Solving this for h yields

\[h=\sqrt{\frac{Gm_E}{g}}-r_E \nonumber \]

\[h=\sqrt{\frac{6.67\times10^{-11} \frac{N\cdot m^2}{kg^2} 5.98\times 10^{24} kg}{9.70 \frac{N}{kg}}}-6.37\times 10^6m \nonumber \]

\[h=.04\times 10^6 m \nonumber \]

That is to say that at any altitude above 40 km above the surface of the earth, you should use Newton’s Universal Law of Gravitation directly in order for your results to be good to within 1%.

In summary, g=9.80 N/kg for the near-earth-surface gravitational field magnitude is an approximation to the Universal Law of Gravitation good to within about 1% anywhere within about 40 km of the surface of the earth. In that region, the value is approximately a constant because changes in elevation represent such a tiny fraction of the total earth’s-center-to-surface distance as to be negligible.

The Universal Gravitational Potential Energy

So far in this course you have become familiar with two kinds of potential energy, the near-earth’s-surface gravitational potential energy \(U_g=mgy\) and the spring potential energy \(U_s=\frac{1}{2}kx^2\). Here we introduce another expression for gravitational potential energy. This one is pertinent to situations for which the Universal Law of Gravitation is appropriate.

\[U_G=-\frac{G m_1\space m_2}{r_{12}} \label{17-5} \]

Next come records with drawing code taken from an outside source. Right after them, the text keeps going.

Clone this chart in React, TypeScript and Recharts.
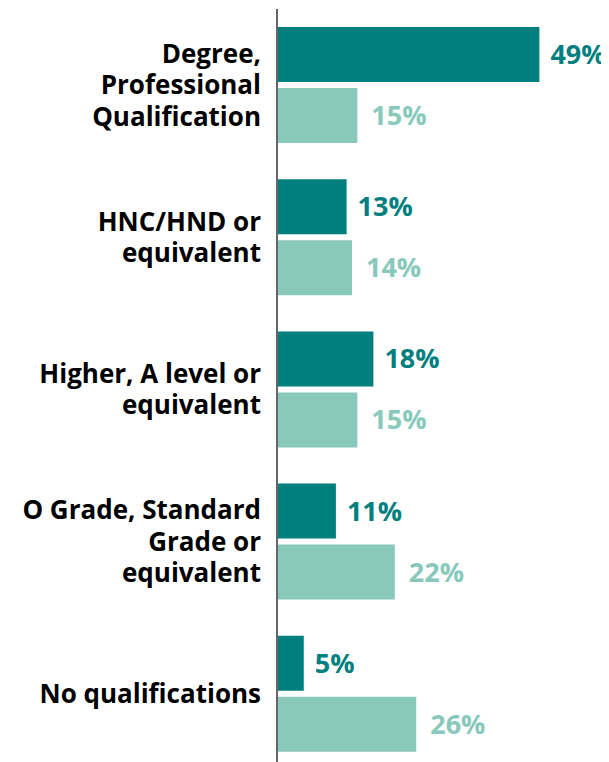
import { BarChart, Bar, XAxis, YAxis, LabelList } from "recharts";

const categories = [
  "Degree,\nProfessional\nQualification",
  "HNC/HND or\nequivalent",
  "Higher, A level or\nequivalent",
  "O Grade, Standard\nGrade or\nequivalent",
  "No qualifications",
];
const seriesA = [49, 13, 18, 11, 5];
const seriesB = [15, 14, 15, 22, 26];

const data = categories.map((name, i) => ({ name, a: seriesA[i], b: seriesB[i] }));

const DARK = "#007f7f";
const LIGHT = "#88c9bb";
const FONT = "'Open Sans', sans-serif";

const CategoryTick = (props: any) => {
  const { x, y, payload } = props;
  const lines = String(payload.value).split("\n");
  const lh = 31.5;
  const start = -((lines.length - 1) * lh) / 2;
  return (
    <text
      x={x}
      y={y}
      textAnchor="end"
      fontFamily={FONT}
      fontWeight={700}
      fontSize={26}
      fill="#000"
    >
      {lines.map((l: string, i: number) => (
        <tspan key={i} x={x} dy={i === 0 ? start + 9 : lh}>
          {l}
        </tspan>
      ))}
    </text>
  );
};

export default function App() {
  return (
    <div style={{ width: 601, height: 760 }}>
      <BarChart
        width={601}
        height={762}
        data={data}
        layout="vertical"
        margin={{ top: 1, right: 0, bottom: 0, left: 0 }}
        barSize={55}
        barGap={6}
      >
        <XAxis type="number" domain={[0, 62]} hide />
        <YAxis
          type="category"
          dataKey="name"
          width={269}
          tick={<CategoryTick />}
          tickLine={false}
          tickMargin={10}
          axisLine={{ stroke: "#666", strokeWidth: 2 }}
        />
        <Bar dataKey="a" fill={DARK} isAnimationActive={false}>
          <LabelList
            dataKey="a"
            position="right"
            offset={11}
            formatter={(v: any) => `${v}%`}
            style={{ fill: DARK, fontFamily: FONT, fontWeight: 700, fontSize: 27 }}
          />
        </Bar>
        <Bar dataKey="b" fill={LIGHT} isAnimationActive={false}>
          <LabelList
            dataKey="b"
            position="right"
            offset={14}
            formatter={(v: any) => `${v}%`}
            style={{ fill: LIGHT, fontFamily: FONT, fontWeight: 700, fontSize: 27 }}
          />
        </Bar>
      </BarChart>
    </div>
  );
}
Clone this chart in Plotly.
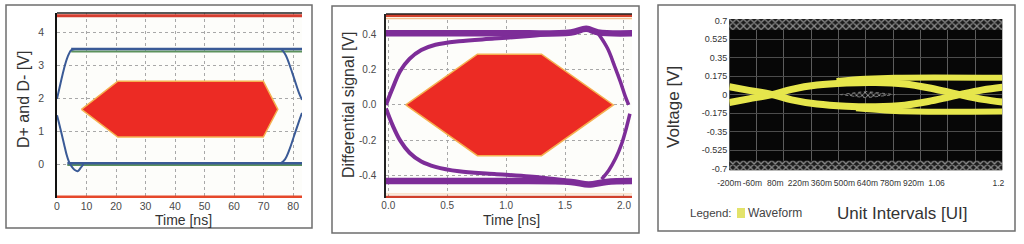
import plotly.graph_objects as go

W, H = 1024, 244

def px_x(p):
    return p / W

def px_y(p):
    return 1 - p / H

# ---------------- Panel 1 data (USB full-speed style eye) ----------------
p1_xticks = [0, 10, 20, 30, 40, 50, 60, 70, 80]
p1_yticks = [0, 1, 2, 3, 4]
p1_mask_x = [8.3, 20.6, 69.9, 74.8, 69.9, 20.6, 8.3]
p1_mask_y = [1.66, 2.51, 2.51, 1.66, 0.82, 0.82, 1.66]
p1_limit_top = 4.5
p1_limit_bottom = -1.0
p1_hi_x = [4.8, 83]
p1_hi_blue = [3.49, 3.49]
p1_hi_green = [3.41, 3.41]
p1_lo_x = [3.5, 83]
p1_lo_blue = [0.02, 0.02]
p1_lo_green = [-0.03, -0.03]
p1_riseL_x = [0, 1.2, 2.4, 3.6, 4.8, 6.0]
p1_riseL_y = [1.98, 2.45, 2.9, 3.25, 3.45, 3.49]
p1_fallL_x = [0, 0.8, 1.6, 2.4, 3.2, 4.0, 5.0, 6.0, 7.0, 8.0, 9.0]
p1_fallL_y = [1.48, 1.2, 0.9, 0.6, 0.3, 0.08, -0.08, -0.18, -0.22, -0.12, 0.0]
p1_fallR_x = [76.0, 77.5, 79.0, 80.5, 82.0, 83.0]
p1_fallR_y = [3.49, 3.3, 2.95, 2.55, 2.15, 1.95]
p1_riseR_x = [75.8, 77.3, 78.8, 80.3, 81.8, 83.0]
p1_riseR_y = [0.02, 0.15, 0.45, 0.85, 1.25, 1.55]

# ---------------- Panel 2 data (differential eye) ----------------
p2_xticks = [0.0, 0.5, 1.0, 1.5, 2.0]
p2_xtext = ["0.0", "0.5", "1.0", "1.5", "2.0"]
p2_yticks = [-0.4, -0.2, 0.0, 0.2, 0.4]
p2_ytext = ["-0.4", "-0.2", "0.0", "0.2", "0.4"]
p2_mask_x = [0.148, 0.756, 1.30, 1.91, 1.30, 0.756, 0.148]
p2_mask_y = [0.0, 0.287, 0.287, 0.0, -0.287, -0.287, 0.0]
p2_limit_top = 0.505
p2_limit_top_inner = 0.488
p2_limit_bottom = -0.52
p2_limit_bottom_inner = -0.503
p2_hi_x = [-0.02, 1.0, 1.55, 1.68, 1.78, 2.07]
p2_hi_y = [0.405, 0.405, 0.41, 0.43, 0.41, 0.405]
p2_lo_x = [-0.02, 1.0, 1.55, 1.7, 1.85, 2.07]
p2_lo_y = [-0.43, -0.43, -0.435, -0.45, -0.435, -0.43]
p2_up_x = [-0.02, 0.04, 0.1, 0.18, 0.28, 0.4, 0.6, 0.9, 1.2, 1.45]
p2_up_y = [0.0, 0.1, 0.19, 0.26, 0.31, 0.34, 0.36, 0.375, 0.39, 0.405]
p2_dn_x = [-0.02, 0.04, 0.1, 0.18, 0.28, 0.4, 0.6, 0.9, 1.2, 1.5]
p2_dn_y = [-0.02, -0.12, -0.2, -0.27, -0.32, -0.35, -0.375, -0.39, -0.405, -0.425]
p2_fallR_x = [1.78, 1.86, 1.92, 1.97, 2.01, 2.04]
p2_fallR_y = [0.405, 0.32, 0.22, 0.13, 0.05, 0.0]
p2_riseR_x = [2.05, 2.02, 1.98, 1.93, 1.87, 1.81]
p2_riseR_y = [-0.05, -0.13, -0.22, -0.3, -0.37, -0.42]
p2_ghost_x = [1.83, 1.9, 1.97]
p2_ghost_y = [0.37, 0.27, 0.15]

# ---------------- Panel 3 data (eye in unit intervals) ----------------
p3_yticks = [0.7, 0.525, 0.35, 0.175, 0.0, -0.175, -0.35, -0.525, -0.7]
p3_ytext = ["0.7", "0.525", "0.35", "0.175", "0", "-0.175", "-0.35", "-0.525", "-0.7"]
p3_xtext = ["-200m", "-60m", "80m", "220m", "360m", "500m", "640m", "780m", "920m", "1.06", "1.2"]
p3_mask_top = [0.612, 0.716]
p3_mask_bottom = [-0.717, -0.627]
p3_center_x = [0.37, 0.5, 0.65, 0.5, 0.37]
p3_center_y = [0.0, 0.03, 0.0, -0.03, 0.0]
p3_a_x = [-0.2, -0.1, 0.02, 0.12, 0.25, 0.4, 0.55, 0.7, 0.82, 0.92, 0.98, 1.1, 1.2]
p3_a_y = [-0.075, -0.04, 0.0, 0.05, 0.09, 0.11, 0.115, 0.1, 0.065, 0.025, 0.0, -0.045, -0.07]
p3_b_x = [-0.2, -0.1, 0.02, 0.12, 0.25, 0.4, 0.55, 0.7, 0.82, 0.92, 0.98, 1.1, 1.2]
p3_b_y = [0.075, 0.04, 0.0, -0.05, -0.09, -0.11, -0.115, -0.1, -0.065, -0.025, 0.0, 0.045, 0.07]
p3_hi_x = [0.35, 0.5, 0.65, 1.2]
p3_hi_y = [0.13, 0.15, 0.16, 0.16]
p3_lo_x = [0.45, 0.6, 0.75, 1.2]
p3_lo_y = [-0.13, -0.15, -0.16, -0.16]

FONT = "Arial, Liberation Sans, sans-serif"
RED = "#ec2b24"
MASK_EDGE = "#f5b050"
BLUE = "#3a5a96"
GREEN = "#5c925c"
PURPLE = "#7d2d98"
YELLOW = "#e6e64c"

fig = go.Figure()

def add(x, y, axes, **kw):
    xa, ya = axes
    fig.add_trace(go.Scatter(x=x, y=y, xaxis=xa, yaxis=ya, mode="lines",
                             hoverinfo="skip", showlegend=False, **kw))

A1, A2, A3 = ("x", "y"), ("x2", "y2"), ("x3", "y3")

# Panel 1
add([0, 83], [p1_limit_top] * 2, A1, line=dict(color="#d63e30", width=3))
add([0, 83], [p1_limit_bottom] * 2, A1, line=dict(color="#e5482a", width=3))
add(p1_mask_x, p1_mask_y, A1, fill="toself", fillcolor=RED, line=dict(color=MASK_EDGE, width=1.5))
add(p1_hi_x, p1_hi_green, A1, line=dict(color=GREEN, width=2))
add(p1_hi_x, p1_hi_blue, A1, line=dict(color=BLUE, width=2.5))
add(p1_lo_x, p1_lo_green, A1, line=dict(color=GREEN, width=2))
add(p1_lo_x, p1_lo_blue, A1, line=dict(color=BLUE, width=2.5))
add(p1_riseL_x, p1_riseL_y, A1, line=dict(color=BLUE, width=2, shape="spline"))
add(p1_fallL_x, p1_fallL_y, A1, line=dict(color=BLUE, width=2, shape="spline"))
add(p1_fallR_x, p1_fallR_y, A1, line=dict(color=BLUE, width=2, shape="spline"))
add(p1_riseR_x, p1_riseR_y, A1, line=dict(color=BLUE, width=2, shape="spline"))

# Panel 2
add([-0.02, 2.07], [p2_limit_top] * 2, A2, line=dict(color="#d0402c", width=3))
add([-0.02, 2.07], [p2_limit_top_inner] * 2, A2, line=dict(color="#f4c090", width=1.5))
add([-0.02, 2.07], [p2_limit_bottom] * 2, A2, line=dict(color="#d0402c", width=2.5))
add([-0.02, 2.07], [p2_limit_bottom_inner] * 2, A2, line=dict(color="#f6d0b0", width=1))
add(p2_mask_x, p2_mask_y, A2, fill="toself", fillcolor=RED, line=dict(color=MASK_EDGE, width=1.5))
add(p2_ghost_x, p2_ghost_y, A2, line=dict(color="#aaaaaa", width=1, dash="dot"))
add(p2_hi_x, p2_hi_y, A2, line=dict(color=PURPLE, width=6.5, shape="spline"))
add(p2_lo_x, p2_lo_y, A2, line=dict(color=PURPLE, width=6.5, shape="spline"))
add(p2_up_x, p2_up_y, A2, line=dict(color=PURPLE, width=4, shape="spline"))
add(p2_dn_x, p2_dn_y, A2, line=dict(color=PURPLE, width=4, shape="spline"))
add(p2_fallR_x, p2_fallR_y, A2, line=dict(color=PURPLE, width=3.5, shape="spline"))
add(p2_riseR_x, p2_riseR_y, A2, line=dict(color=PURPLE, width=3.5, shape="spline"))

# Panel 3
checker = dict(shape="x", fgcolor="#8c8c8c", bgcolor="#1c1c1c", size=5, solidity=0.45)
add([-0.2, 1.2, 1.2, -0.2, -0.2],
    [p3_mask_top[0], p3_mask_top[0], p3_mask_top[1], p3_mask_top[1], p3_mask_top[0]], A3,
    fill="toself", fillpattern=checker, fillcolor="#1c1c1c", line=dict(width=0))
add([-0.2, 1.2, 1.2, -0.2, -0.2],
    [p3_mask_bottom[0], p3_mask_bottom[0], p3_mask_bottom[1], p3_mask_bottom[1], p3_mask_bottom[0]], A3,
    fill="toself", fillpattern=checker, fillcolor="#1c1c1c", line=dict(width=0))
add(p3_center_x, p3_center_y, A3, fill="toself", fillcolor="#111111",
    fillpattern=dict(shape="x", fgcolor="#9a9a9a", bgcolor="#111111", size=4, solidity=0.4),
    line=dict(color="#777777", width=1, dash="dot"))
add(p3_hi_x, p3_hi_y, A3, line=dict(color=YELLOW, width=6, shape="spline"))
add(p3_lo_x, p3_lo_y, A3, line=dict(color=YELLOW, width=6, shape="spline"))
add(p3_a_x, p3_a_y, A3, line=dict(color=YELLOW, width=7, shape="spline"))
add(p3_b_x, p3_b_y, A3, line=dict(color=YELLOW, width=7, shape="spline"))
# empty trace so the label axis is drawn
fig.add_trace(go.Scatter(x=[], y=[], xaxis="x4", yaxis="y3", showlegend=False))

tickfont = dict(family=FONT, size=10.5, color="#4a4a4a")
tickfont2 = dict(family=FONT, size=10, color="#4a4a4a")
grid_dot = dict(showgrid=True, gridcolor="#a8a8a8", griddash="dot", gridwidth=1,
                zeroline=False, automargin=False)

# geometry in pixels
P1 = dict(x0=57, x1=302, y0=13, y1=198)
P2 = dict(x0=386, x1=632, y0=14, y1=198)
P3 = dict(x0=729.3, x1=1002.3, y0=19, y1=170.3)

def dom(P):
    return [px_x(P["x0"]), px_x(P["x1"])], [px_y(P["y1"]), px_y(P["y0"])]

d1x, d1y = dom(P1)
d2x, d2y = dom(P2)
d3x, d3y = dom(P3)

# label positions for panel 3 (labels in the original are compressed to the left)
lab_pos = [-0.2 + 0.1181 * i for i in range(len(p3_xtext) - 1)] + [1.18]

fig.update_layout(
    template="none",
    width=W, height=H, margin=dict(l=0, r=0, t=0, b=0, pad=0, autoexpand=False),
    paper_bgcolor="white", plot_bgcolor="#fdfdfa", showlegend=False,
    font=dict(family=FONT),
    xaxis=dict(domain=d1x, anchor="y", range=[0, 83], tickvals=p1_xticks, ticks="",
               tickfont=tickfont, ticklabelstandoff=0, **grid_dot),
    yaxis=dict(domain=d1y, anchor="x", range=[-1.03, 4.58], tickvals=p1_yticks, ticks="",
               tickfont=tickfont, showline=True, linecolor="#111", linewidth=1.5,
               ticklabelstandoff=9, **grid_dot),
    xaxis2=dict(domain=d2x, anchor="y2", range=[-0.0195, 2.068], tickvals=p2_xticks,
                ticktext=p2_xtext, ticks="", tickfont=tickfont2, ticklabelstandoff=0,
                **grid_dot),
    yaxis2=dict(domain=d2y, anchor="x2", range=[-0.526, 0.514], tickvals=p2_yticks,
                ticktext=p2_ytext, ticks="", tickfont=tickfont2,
                showline=True, linecolor="#222", linewidth=1.5, ticklabelstandoff=6, **grid_dot),
    xaxis3=dict(domain=d3x, anchor="y3", range=[-0.2, 1.2], tick0=-0.2, dtick=0.14,
                showticklabels=False, ticks="", showgrid=True, gridcolor="#5c5c5c",
                gridwidth=1, zeroline=False, automargin=False, showline=False),
    xaxis4=dict(domain=d3x, anchor="y3", overlaying="x3", side="bottom", range=[-0.2, 1.2],
                tickvals=lab_pos, ticktext=p3_xtext, ticks="", showgrid=False, zeroline=False,
                tickangle=0, tickfont=dict(family=FONT, size=8.5, color="#333"),
                ticklabelstandoff=6, automargin=False, showline=False),
    yaxis3=dict(domain=d3y, anchor="x3", range=[-0.717, 0.716], tickvals=p3_yticks,
                ticktext=p3_ytext, ticks="", showgrid=True, gridcolor="#4c4c4c", zeroline=False,
                tickfont=dict(family=FONT, size=9, color="#333"), ticklabelstandoff=1,
                automargin=False, showline=False),
)

shapes = []
# panel boxes
for (x0, y0, x1, y1) in [(6, 5, 312, 228), (332, 6, 639, 233), (658, 5, 1015, 231)]:
    shapes.append(dict(type="rect", xref="paper", yref="paper",
                       x0=px_x(x0), x1=px_x(x1), y0=px_y(y1), y1=px_y(y0),
                       line=dict(color="#6e6e6e", width=1.5), fillcolor="rgba(0,0,0,0)",
                       layer="below"))
# top frames of panel 1 and 2
for xr, yr in [("x domain", "y domain"), ("x2 domain", "y2 domain")]:
    shapes.append(dict(type="line", xref=xr, yref=yr, x0=0, x1=1, y0=1, y1=1,
                       line=dict(color="#222", width=1.5)))
# black plot background panel 3
shapes.append(dict(type="rect", xref="x3 domain", yref="y3 domain", x0=0, x1=1, y0=0, y1=1,
                   fillcolor="#070707", line=dict(width=0), layer="below"))
# legend swatch
shapes.append(dict(type="rect", xref="paper", yref="paper",
                   x0=px_x(737), x1=px_x(745), y0=px_y(218), y1=px_y(208),
                   fillcolor="#e3e36a", line=dict(width=0)))
fig.update_layout(shapes=shapes)

def ann(text, x, y, size, angle=0, xanchor="center", color="#333"):
    return dict(text=text, x=px_x(x), y=px_y(y), xref="paper", yref="paper",
                showarrow=False, textangle=angle, xanchor=xanchor, yanchor="middle",
                font=dict(family=FONT, size=size, color=color))

fig.update_layout(annotations=[
    ann("D+ and D- [V]", 23, 100, 16, -90),
    ann("Time [ns]", 183, 219.5, 14),
    ann("Differential signal [V]", 348, 105, 16, -90),
    ann("Time [ns]", 511, 219.5, 14),
    ann("Voltage [V]", 673, 107, 17, -90),
    ann("Unit Intervals [UI]", 902, 213, 17),
    ann("Legend:", 688, 213, 11.5, xanchor="left", color="#444"),
    ann("Waveform", 746, 213, 12, xanchor="left", color="#444"),
])

fig.write_html("out.html")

This is the gravitational potential energy of a pair of particles, one of mass m₁ and the other of mass m₂, which are separated by a distance of \(r_{12}\). Note that for a given pair of particles, the gravitational potential energy can take on values from negative infinity up to zero. Zero is the highest possible value and it is the value of the gravitational potential energy at infinite separation. That is to say that \(U_G\xrightarrow{\lim r_{12}\to \infty} 0\). The lowest conceivable value is negative infinity and it would be the value of the gravitational potential energy of the pair of particles if one could put them so close together that they were both at the same point in space. In mathematical notation: \(U_G\xrightarrow {\lim r_{12}\to 0} -\infty\).

Conservation of Mechanical Energy Problems Involving Universal Gravitational Potential Energy for the Special Case in which the Total Amount of Mechanical Energy does not Change

You solve fixed amount of mechanical energy problems involving universal gravitational potential energy just as you solved fixed amount of mechanical energy problems involving other forms of potential energy back in chapters 2 and 3. Draw a good before and after picture, write an equation stating that the energy in the before picture is equal to the energy in the after picture, and proceed from there. To review these procedures, check out the example problem on the next page:

How great would the muzzle velocity of a gun on the surface of the moon have to be in order to shoot a bullet to an altitude of 101 km?

Solution: We’ll need the following lunar data:
Mass of the moon: \(m_m =7.35\times 10^{22} kg\); Radius of the moon: \(r_m =1.74\times 10^{6} m\);

\[E=E' \nonumber \]

\[K+U=K'+U' \nonumber \]

\[\frac{1}{2}mv^2+-\frac{Gm_mm}{r}=-\frac{Gm_mm}{r'} \quad m_m \mbox{is the mass of the moon and m is the mass of the bullet.} \nonumber \]

\[\frac{1}{2}v^2=\frac{G_m}{r}-\frac{G_m}{r'} \nonumber \]

\[\frac{1}{2}v^2=G_m(\frac{1}{r}-\frac{1}{r'}) \nonumber \]

\[v=\sqrt{2Gm_m(\frac{1}{r}-\frac{1}{r'})} \nonumber \]

\[v=\sqrt{2(6.67\times 10^{-11}\frac{N \cdot m^2}{kg^2})7.35\times 10^{22} kg (\frac{1}{1.74 \times 10^6 m}-\frac{1}{1.841\times 10^6 m})} \nonumber \]

\[v=556\frac{m}{s} \nonumber \]